Niestety muszę się zgodzić. Nauka samoobrony to żmudny proces polegający na wielokrotnym powtarzaniu ruchów, odgrywaniu sytuacji a co najważniejsze budowaniu psychiki do właściwych reakcji i nie wpadania w panikę. Każdy kto choć trochę trenował wie, że po kilku godzinach nie umie się nic i nawet w sytuacji treningu ale już z pewna dozą agresji i braku współpracy drugiej osoby(sparing), są gorączkowe myśli typu „kurde, jak to było?”. Tyle z tego dobrego, że panie trochę się poruszają, pośmieją jak uda się wygiąć rękę koleżance i pewnie dobrze bawią. Lepiej byłoby się skupić na wykładach na temat tego jak porusza się potencjalna ofiara, jak unikać zagrożenia, dlaczego w sytuacji napaści lepiej jest krzyczeć „ludzie pali się!” a nie „ratunku pomocy”, no i konkretnej obsługi silnego gazu łzawiącego.

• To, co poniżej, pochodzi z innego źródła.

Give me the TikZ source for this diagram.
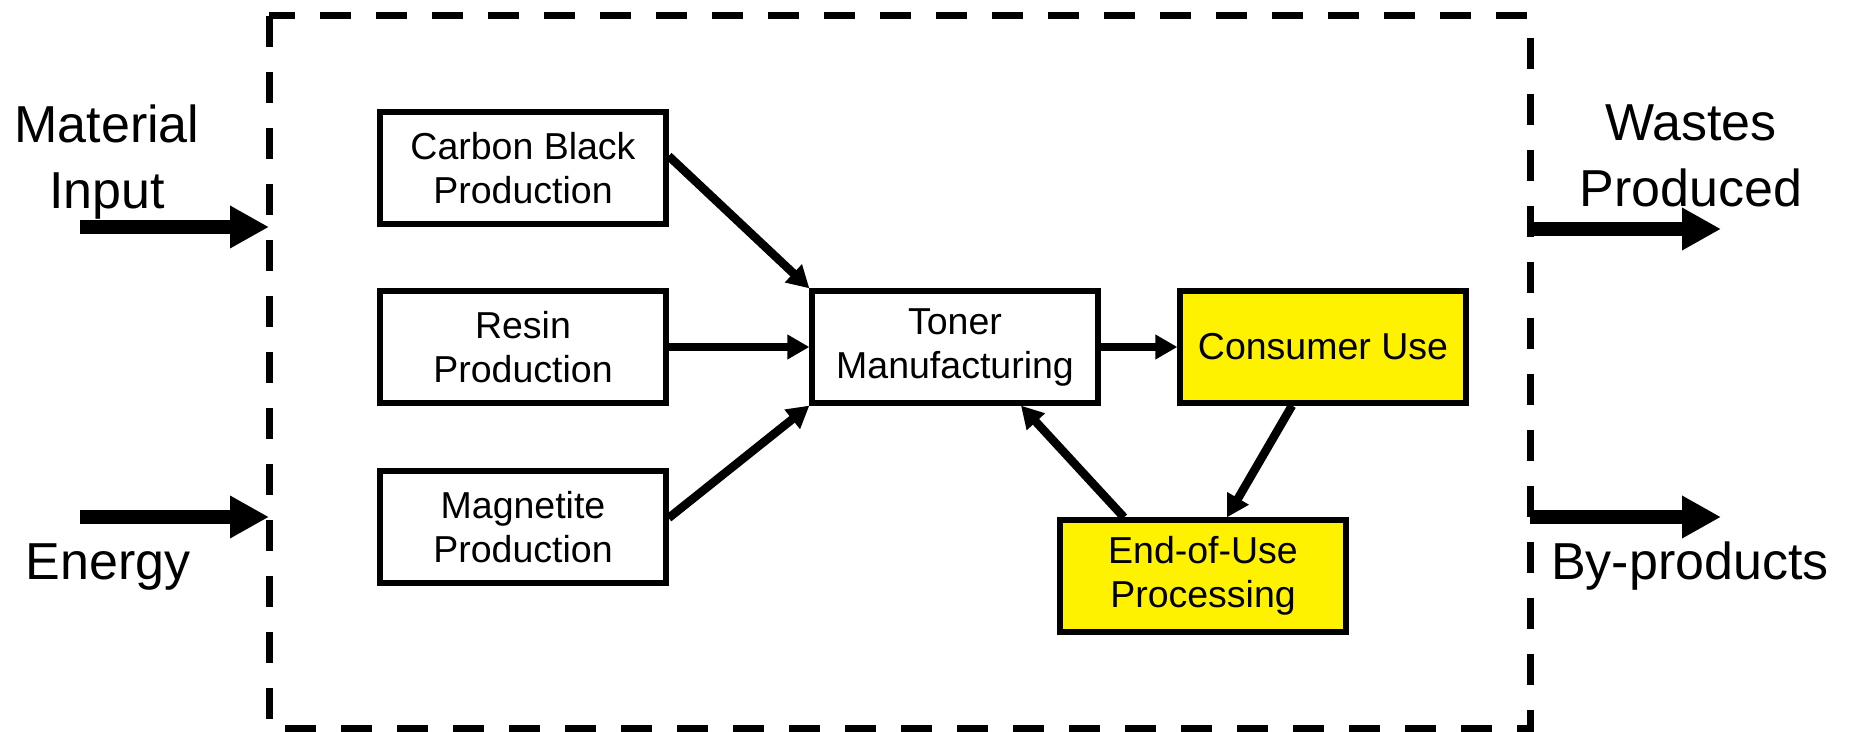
\documentclass[tikz,border=0pt]{standalone}
\usepackage{fontspec}
\setmainfont{Liberation Sans}
\usetikzlibrary{positioning, calc, arrows.meta}

\tikzset{
  stage/.style={draw, line width=2.1pt, minimum width=114.4pt, minimum height=44.8pt,
    inner sep=0pt, align=center, font=\fontsize{15}{17.6}\selectfont},
  hot/.style={stage, fill=yellow},
  flow/.style={line width=3.4pt, -{Triangle[length=8.8pt, width=9.4pt]}},
  bigflow/.style={line width=5.4pt, -{Triangle[length=15.6pt, width=16pt]}},
  outer/.style={inner sep=0pt, align=center, font=\fontsize{20.8}{26.4}\selectfont},
  boundary/.style={line width=2.8pt, dash pattern=on 12.4pt off 10pt}
}

\begin{document}
\begin{tikzpicture}[x=0.4pt,y=0.4pt,yscale=-1]
\useasboundingbox (0,0) rectangle (1854,732);

% system boundary
\coordinate (nw) at (269,16);
\coordinate (se) at (1530,728);
\draw[boundary] (nw) rectangle (se);

% process stages
\node[stage] (carbon) at (523,168) {Carbon Black\\Production};
\node[stage] (resin) at (523,347) {Resin\\Production};
\node[stage] (magnetite) at (523,527) {Magnetite\\Production};
\node[stage] (toner) at (955,347) {Toner\\Manufacturing};
\node[hot] (consumer) at (1323,347) {Consumer Use};
\node[hot] (eou) at (1203,576) {End-of-Use\\Processing};

% flows between stages
\draw[flow] ($(carbon.east)+(0,-12)$) -- (toner.north west);
\draw[flow] (resin.east) -- (toner.west);
\draw[flow] ($(magnetite.east)+(0,-9)$) -- (toner.south west);
\draw[flow] (toner.east) -- (consumer.west);
\draw[flow] ($(consumer.south)+(-31,0)$) -- ($(eou.north)+(24,0)$);
\draw[flow] ($(eou.north)+(-79,0)$) -- ($(toner.south)+(66,0)$);

% inputs
\coordinate (matin) at (80,227);
\coordinate (enin) at (80,517);
\draw[bigflow] (matin) -- (matin -| nw);
\draw[bigflow] (enin) -- (enin -| nw);
\node[outer, anchor=north] (matlabel) at (107,104) {Material\\Input};
\node[outer, anchor=base] (enlabel) at (108,579) {Energy};

% outputs
\coordinate (wasteout) at (1721,229);
\coordinate (byout) at (1721,517);
\draw[bigflow] (wasteout -| se) -- (wasteout);
\draw[bigflow] (byout -| se) -- (byout);
\node[outer, anchor=north] (wastelabel) at (1691,104) {Wastes\\Produced};
\node[outer, anchor=base] (bylabel) at (1690,579) {By-products};
\end{tikzpicture}
\end{document}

Fajnie dziewczyny, ze macie okazję skorzystania z takiego kursu. Widzę, że oferta jest wzbogacona o szkolenie z udzielenia pierwszej pomocy. Taka wiedza jest potrzebna. Resuscytacja to ciężka fizyczna praca co nie znaczy, że kobieta nie jest w stanie przeprowadzić takiej akcji. Ja reanimowalam człowieka, bardzo bliską osobę. Stres jest oczywiście mega ogromny. Ledwo się pozbieralam tym bardziej, że było za późno. Moja koleżanka jednak uratowała życie swojemu mężowi. Facet normalnie funkcjonuje pomimo że cała akcja resuscytacyjna trwała co najmnie pół godziny. Fizycznie może i jesteśmy słabsze ale psychikę miewamy silną.